Albany officials worried about flooding in low-lying areas -, South Georgia News, Weather, Sports

Albany officials worried about flooding in low-lying areas

ALBANY, GA (WALB) - They called for voluntary evacuations in the Holloway Basin Area from Jeffries Avenue down to Oakridge Drive, and the Hampton East area of east Albany from Mobile Avenue to Vandeman Street.

City Emergency planners worry high winds tonight could knock down trees and interrupt the power.

Without electricity, the pumps removing rainwater would go out, and the rain could flood those low-lying areas.

That's why they're asking people in those two areas to find another place to spend the night.

Phil Roberson, Albany Public Works Director said, "Just be aware those areas if you live in low lying areas, you might not want to evacuate right away. But just be aware there could be a problem if we lose power overnight, and are not able to move that problem."

Emergency managers opened a shelter at Beattie Road Church of Christ.

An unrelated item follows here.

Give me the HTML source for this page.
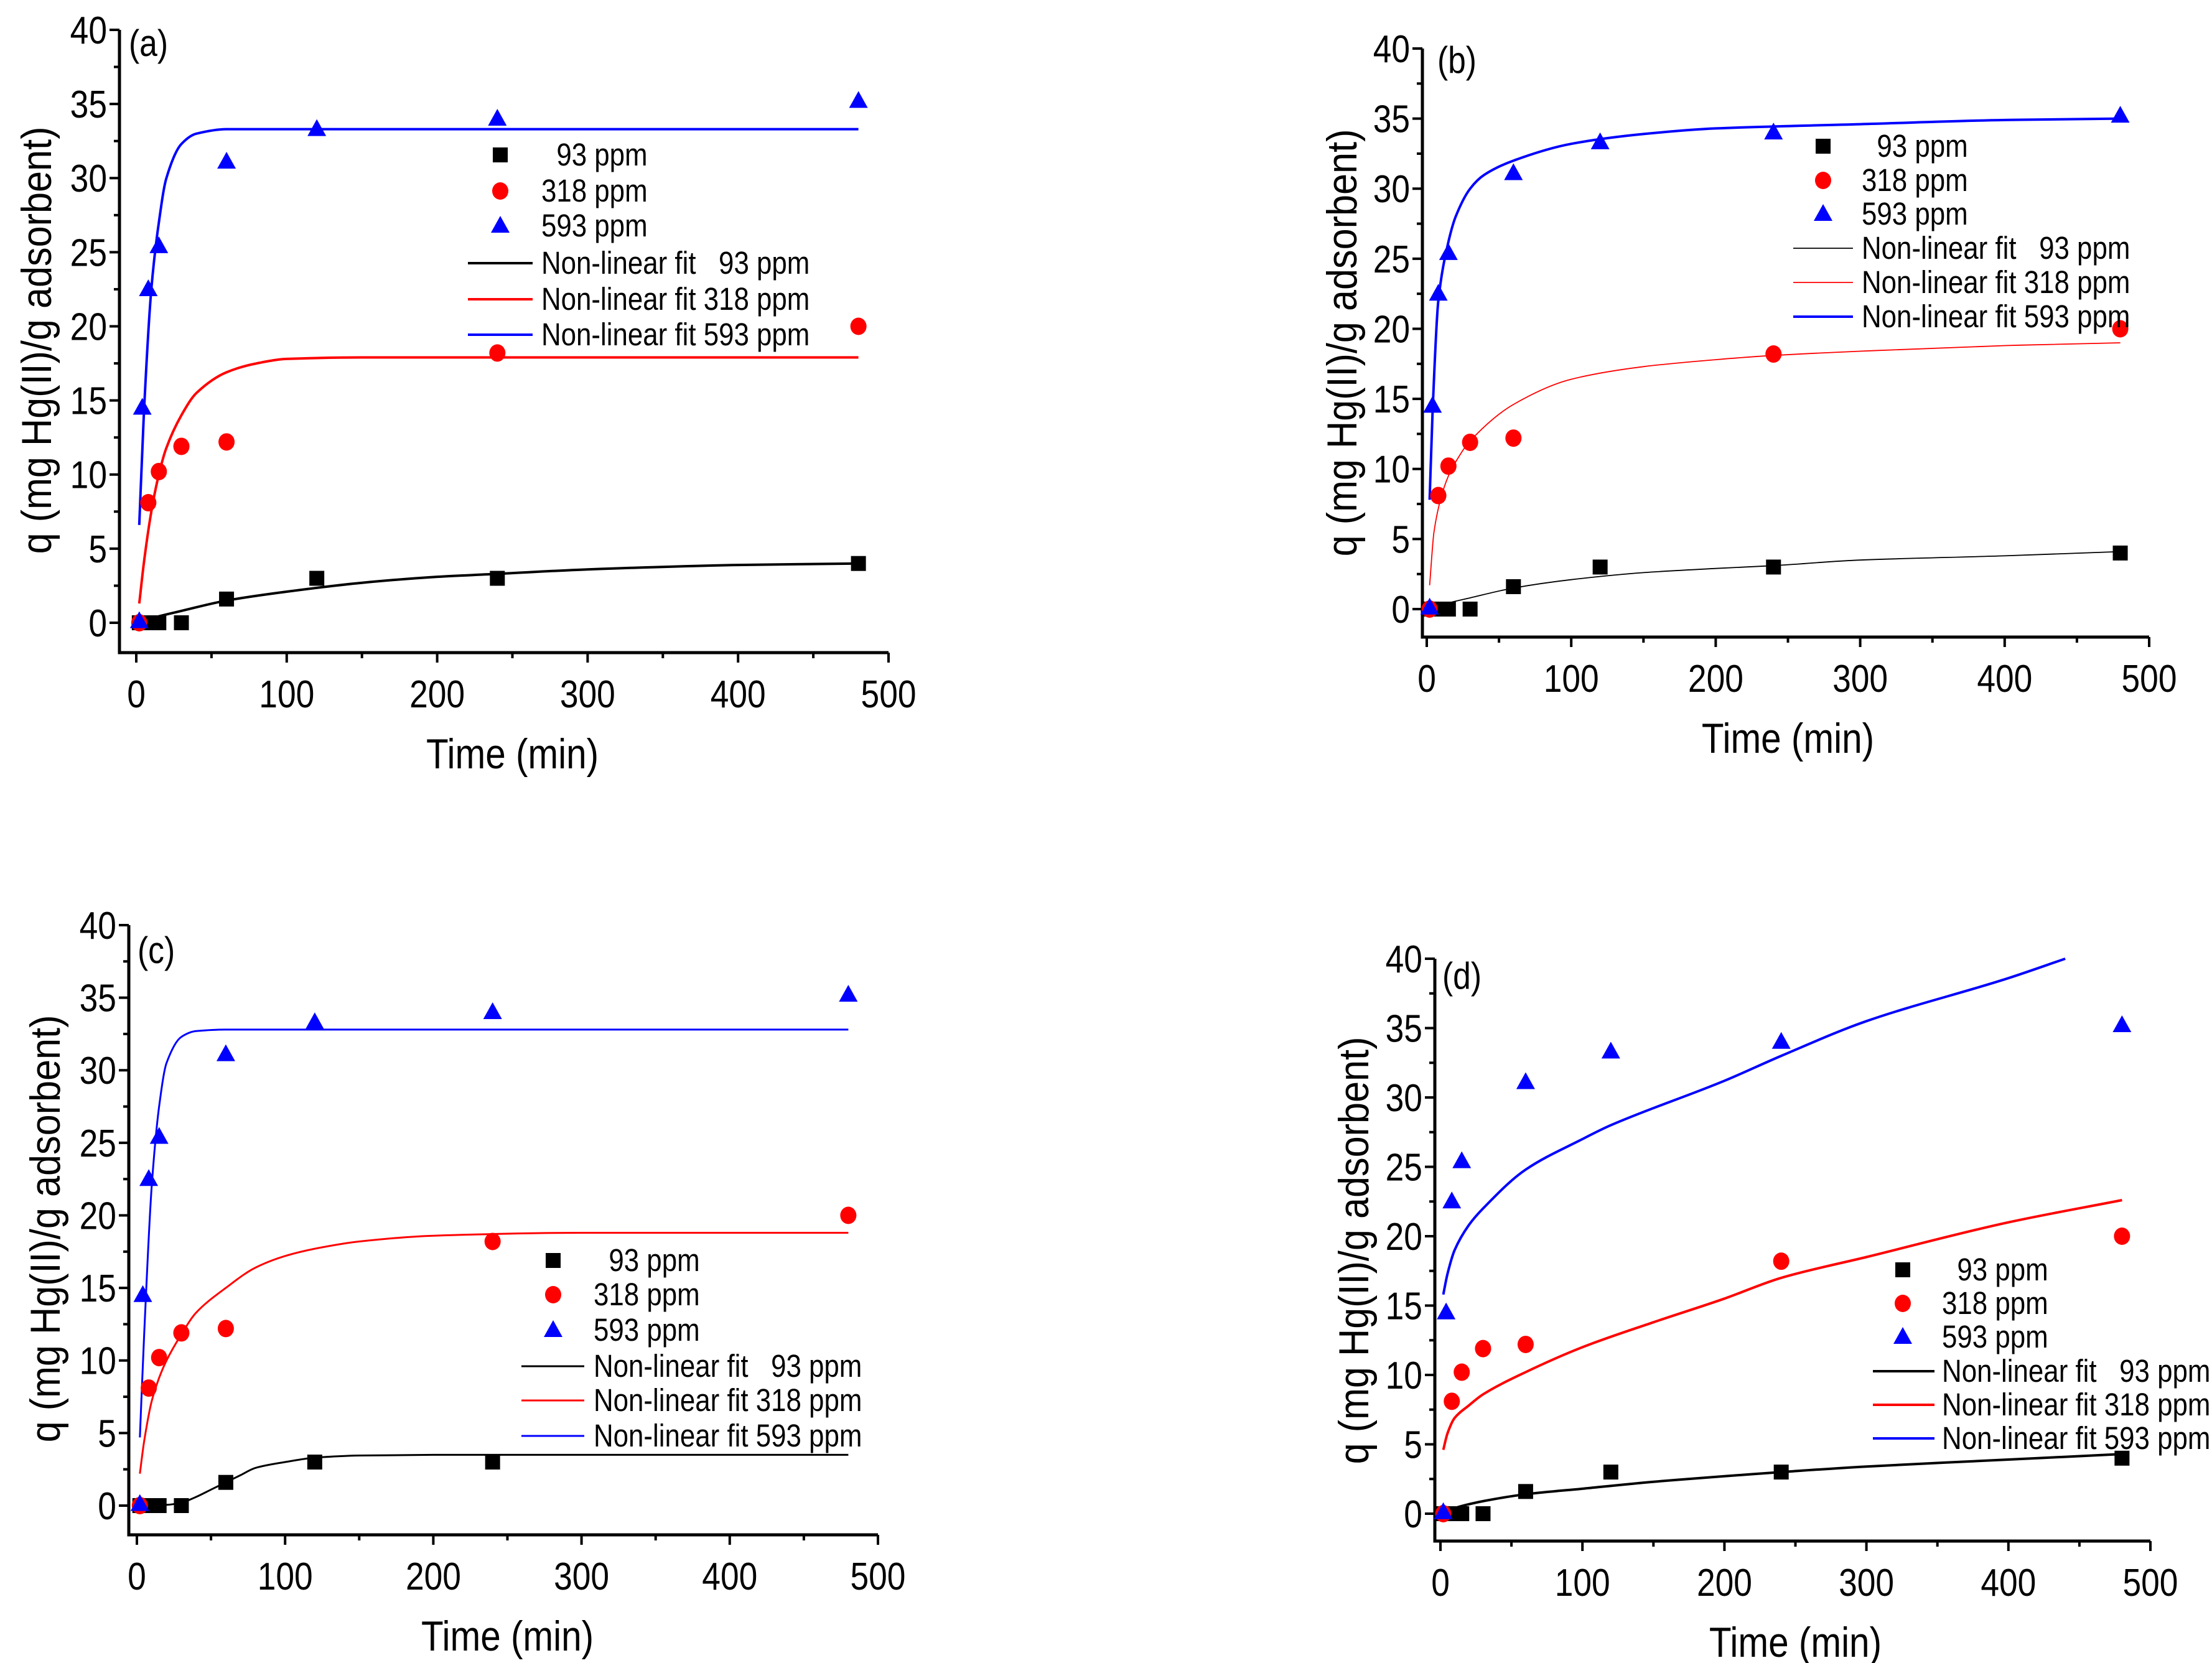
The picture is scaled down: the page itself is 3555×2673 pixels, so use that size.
<!DOCTYPE html>
<html><head><meta charset="utf-8"><style>
html,body{margin:0;padding:0;background:#fff;}
svg{display:block;font-family:"Liberation Sans",Arial,sans-serif;}
</style></head><body>
<svg id="fig" width="3555" height="2673" viewBox="0 0 3555 2673" xmlns="http://www.w3.org/2000/svg"></svg>
<script>
// ---- data ----
const xTicks = [0,100,200,300,400,500];
const yTicks = [0,5,10,15,20,25,30,35,40];
const t93 = [2,8,15,30,60,120,240,480];
const q93 = [0,0,0,0,1.6,3.0,3.0,4.0];
const t318 = [2,8,15,30,60,240,480];
const q318 = [0,8.1,10.2,11.9,12.2,18.2,20.0];
const t593 = [2,4,8,15,60,120,240,480];
const q593 = [0.1,14.5,22.5,25.4,31.1,33.3,34.0,35.2];
// fitted curves (time, value)
const fitA_t93 = [2,10,30,60,100,150,200,240,300,400,480];
const fitA_q93 = [0,0.3,0.8,1.5,2.1,2.7,3.1,3.3,3.6,3.9,4.0];
const fitA_t318 = [2,5,10,15,20,30,40,60,80,100,150,480];
const fitA_q318 = [1.3,4,7.5,10,11.8,14,15.5,16.9,17.5,17.8,17.9,17.9];
const fitA_t593 = [2,5,10,15,20,30,40,60,480];
const fitA_q593 = [6.6,14,22.5,27,30,32.3,33.0,33.3,33.3];
const fitB_t93 = [2,10,30,60,100,150,200,240,300,400,480];
const fitB_q93 = [0,0.3,0.8,1.5,2.1,2.6,2.9,3.1,3.5,3.8,4.1];
const fitB_t318 = [2,5,10,15,20,30,60,100,150,200,240,300,400,480];
const fitB_q318 = [1.7,5.5,8,9.5,10.5,12,14.6,16.4,17.3,17.8,18.1,18.4,18.8,19.0];
const fitB_t593 = [2,4,8,15,20,30,40,60,100,150,200,300,400,480];
const fitB_q593 = [7.8,14,22,26.2,28,30,31,32,33.2,33.9,34.3,34.6,34.9,35.0];
const fitC_t93 = [0,20,30,40,50,60,70,80,100,120,150,200,480];
const fitC_q93 = [0,0.05,0.2,0.6,1.1,1.6,2.1,2.6,3.0,3.3,3.45,3.5,3.5];
const fitC_t318 = [2,5,10,15,20,30,40,60,80,100,120,150,200,300,480];
const fitC_q318 = [2.2,4.5,7.2,8.8,10,11.8,13.3,15,16.4,17.2,17.7,18.2,18.6,18.8,18.8];
const fitC_t593 = [2,5,10,15,20,30,40,60,480];
const fitC_q593 = [4.7,12,22,27.5,30.5,32.3,32.7,32.8,32.8];
const fitD_t93 = [2,10,30,60,100,150,200,240,300,400,480];
const fitD_q93 = [0,0.4,0.9,1.4,1.8,2.3,2.7,3.0,3.4,3.9,4.3];
const fitD_t318 = [2,5,10,20,30,60,100,150,200,240,300,400,480];
const fitD_q318 = [4.6,5.8,6.9,7.8,8.6,10.2,12.0,13.8,15.5,17.0,18.5,21.0,22.6];
const fitD_t593 = [2,5,10,20,30,60,100,120,200,240,300,400,440];
const fitD_q593 = [15.8,17.3,19,20.8,22.0,24.8,27.0,28.0,31.2,33.0,35.5,38.6,40];

const NS="http://www.w3.org/2000/svg";
const svg=document.getElementById('fig');
function mk(tag,attrs,parent){const e=document.createElementNS(NS,tag);for(const k in attrs)e.setAttribute(k,attrs[k]);(parent||svg).appendChild(e);return e;}
const SX=0.86;
function txt(parent,x,y,size,anchor,str){
  const t=mk('text',{x:(x/SX).toFixed(1),y:y,'font-size':size,'text-anchor':anchor,fill:'#000',transform:`scale(${SX},1)`},parent);
  t.textContent=str;
  return t;
}
// monotone cubic (Fritsch-Carlson) path through pixel points
function smooth(pts){
  const n=pts.length;
  const dx=[],s=[];
  for(let i=0;i<n-1;i++){dx.push(pts[i+1][0]-pts[i][0]);s.push((pts[i+1][1]-pts[i][1])/dx[i]);}
  const m=new Array(n);
  m[0]=s[0];m[n-1]=s[n-2];
  for(let i=1;i<n-1;i++){
    if(s[i-1]*s[i]<=0) m[i]=0;
    else m[i]=2/(1/s[i-1]+1/s[i]);
  }
  let d='M'+pts[0][0].toFixed(1)+','+pts[0][1].toFixed(1);
  for(let i=0;i<n-1;i++){
    const h=dx[i]/3;
    d+=` C${(pts[i][0]+h).toFixed(1)},${(pts[i][1]+m[i]*h).toFixed(1)} ${(pts[i+1][0]-h).toFixed(1)},${(pts[i+1][1]-m[i+1]*h).toFixed(1)} ${pts[i+1][0].toFixed(1)},${pts[i+1][1].toFixed(1)}`;
  }
  return d;
}

const panels=[
 {id:'a',ax:192,x0:219,x500:1428,y40:48,y0:1001,xaxY:1049,lbl:[207,86],ylab:[58,547],skip93:[],
  leg:{sx:804,sy:[249,307,363],lx1:752,lx2:856,ly:[423,481,538],tx:870},lw:[4,4,4],
  fits:[[fitA_t93,fitA_q93],[fitA_t318,fitA_q318],[fitA_t593,fitA_q593]]},
 {id:'b',ax:2286,x0:2293,x500:3454,y40:78,y0:979,xaxY:1024,lbl:[2310,113],ylab:[2156,551],skip93:[],
  leg:{sx:2930,sy:[235,290,344],lx1:2882,lx2:2978,ly:[399,454,509],tx:2992},lw:[1.8,1.8,4],
  fits:[[fitB_t93,fitB_q93],[fitB_t318,fitB_q318],[fitB_t593,fitB_q593]]},
 {id:'c',ax:207,x0:220,x500:1411,y40:1487,y0:2420,xaxY:2467,lbl:[221,1544],ylab:[72,1975],skip93:[480],
  leg:{sx:889,sy:[2026,2081,2138],lx1:838,lx2:939,ly:[2196,2251,2308],tx:954},lw:[3,3,3],
  fits:[[fitC_t93,fitC_q93],[fitC_t318,fitC_q318],[fitC_t593,fitC_q593]]},
 {id:'d',ax:2306,x0:2315,x500:3456,y40:1541,y0:2433,xaxY:2477,lbl:[2318,1585],ylab:[2175,2010],skip93:[],
  leg:{sx:3058,sy:[2041,2095,2149],lx1:3010,lx2:3109,ly:[2204,2258,2312],tx:3121},lw:[4,4,4],
  fits:[[fitD_t93,fitD_q93],[fitD_t318,fitD_q318],[fitD_t593,fitD_q593]]}
];
const colors=['#000000','#ff0000','#0000ff'];
const names=['93','318','593'];
const scatT=[t93,t318,t593], scatQ=[q93,q318,q593];

function marker(g,kind,cx,cy,name){
  let m;
  if(kind===0) m=mk('rect',{x:cx-12,y:cy-12,width:24,height:24,fill:'#000'},g);
  else if(kind===1) m=mk('ellipse',{cx:cx,cy:cy,rx:13,ry:14,fill:'#ff0000'},g);
  else m=mk('polygon',{points:`${cx},${cy-16} ${cx+15},${cy+11} ${cx-15},${cy+11}`,fill:'#0000ff'},g);
  
  
  return m;
}

panels.forEach(p=>{
  const g=mk('g',{});
  
  
  const X=t=>p.x0+(t/500)*(p.x500-p.x0);
  const Y=q=>p.y0+(q/40)*(p.y40-p.y0);
  const axes=mk('path',{d:`M${p.ax},${p.y40} V${p.xaxY} H${p.x500}`,stroke:'#000','stroke-width':5,fill:'none'},g);
  
  
  for(let v=0;v<=40;v+=2.5){
    const major=(v%5===0);
    mk('line',{x1:p.ax,x2:p.ax-(major?16:9),y1:Y(v),y2:Y(v),stroke:'#000','stroke-width':4},g);
  }
  yTicks.forEach(v=>{
    const t=txt(g,p.ax-20,Y(v)+22,62,'end',String(v));
    
    
  });
  for(let v=0;v<=500;v+=50){
    const major=(v%100===0);
    mk('line',{x1:X(v),x2:X(v),y1:p.xaxY,y2:p.xaxY+(major?16:9),stroke:'#000','stroke-width':4},g);
  }
  xTicks.forEach(v=>{
    const t=txt(g,X(v),p.xaxY+88,62,'middle',String(v));
    
    
  });
  const xt=txt(g,(p.x0+p.x500)/2,p.xaxY+186,68,'middle','Time (min)');
  
  
  const yt=mk('text',{x:0,y:0,'text-anchor':'middle','font-size':68,fill:'#000',transform:`translate(${p.ylab[0]+24},${p.ylab[1]}) rotate(-90) scale(0.9,1)`},g);
  yt.textContent='q (mg Hg(II)/g adsorbent)';
  
  
  const pl=txt(g,p.lbl[0],p.lbl[1]+4,60,'start','('+p.id+')');
  
  
  p.fits.forEach((f,i)=>{
    const pts=f[0].map((t,k)=>[X(t),Y(f[1][k])]);
    const path=mk('path',{d:smooth(pts),stroke:colors[i],'stroke-width':p.lw[i],fill:'none','stroke-linejoin':'round'},g);
    
    
  });
  [0,1,2].forEach(i=>{
    scatT[i].forEach((t,k)=>{
      if(i===0 && p.skip93.indexOf(t)>=0) return;
      marker(g,i,X(t),Y(scatQ[i][k]),'point-'+names[i]+'ppm');
    });
  });
  const L=p.leg;
  const lg=mk('g',{},g);
  
  
  const symTxt=['\u00a0\u00a093 ppm','318 ppm','593 ppm'];
  [0,1,2].forEach(i=>{
    marker(lg,i,L.sx,L.sy[i],'legend-marker-'+names[i]);
    const t=txt(lg,L.tx,L.sy[i]+17,51,'start',symTxt[i]);
    
    
  });
  const fitTxt=['Non-linear fit \u00a0\u00a093 ppm','Non-linear fit 318 ppm','Non-linear fit 593 ppm'];
  [0,1,2].forEach(i=>{
    mk('line',{x1:L.lx1,x2:L.lx2,y1:L.ly[i],y2:L.ly[i],stroke:colors[i],'stroke-width':p.lw[i]},lg);
    const t=txt(lg,L.tx,L.ly[i]+17,51,'start',fitTxt[i]);
    
    
  });
});
</script>
</body></html>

Officials ask that if you live in any low-lying area in South Albany, go ahead and get your things together in case you have to evacuate this evening.

The Code Red Emergency System will be activated tonight in case of emergency. Emergency managers are also worried about possible tornadoes and urge people living in older mobile homes to seek shelter.

You can get other answers about your weather questions at the Albany Weather Hotline, at 229-483-6234.

River Front park looks more like River Front pond today. It was enough to grab the attention of folks who wanted to see just how high the river was getting. People like DeShauna Thornton.

"I'm just praying that it doesn't get to the point where you can't cross this river, or my kids will be out of school."

Albany Fire Chief James Carswell says he's almost certain that won't be the case. The Bridges didn't even close in 1998 when the river got up to 36 feet. It's only around 24 feet right now.

So how does this flash flooding compare to the floods that wiped out parts of Albany?

"Actually, one doesn't compare to the other. This is nothing like the '94 or the '98 flood. We have rain, we have water in the rivers, but it doesn't compare to those two events," Carswell  said.

Though there are some problems with all of this rainfall. Creeks are swelling and roads are being covered up making them impassable. That was the case on Spring Flats Road today. Also, take a look at Palm Avenue around Antioch Rd. Definitely not safe to pass through.

Some homes were also being threatened. Nadine Glass put her furniture up on blocks and removed what she could. She's lived her for 30 years without being flooded, but doesn't feel confident.

"It has no where to go because the rivers are full and the creeks are full and the ground is saturated and there's just no place for it to go. It looks like we will be flooded, the house, this time," Glass said.

And other homes in low lying areas could be at risk as well. Holding ponds, like this one on Mitchell Avenue are at capacity, pumps can't keep up with the demand. And a threat of severe weather could create a bigger problem.

"With everything so saturate, what may have taken 60 or 70 mph winds last week to push over with the ground so wet now, 30 mph winds may push them over."

And may cause power outages too. That's why officials don't want you on the road unless it's an emergency.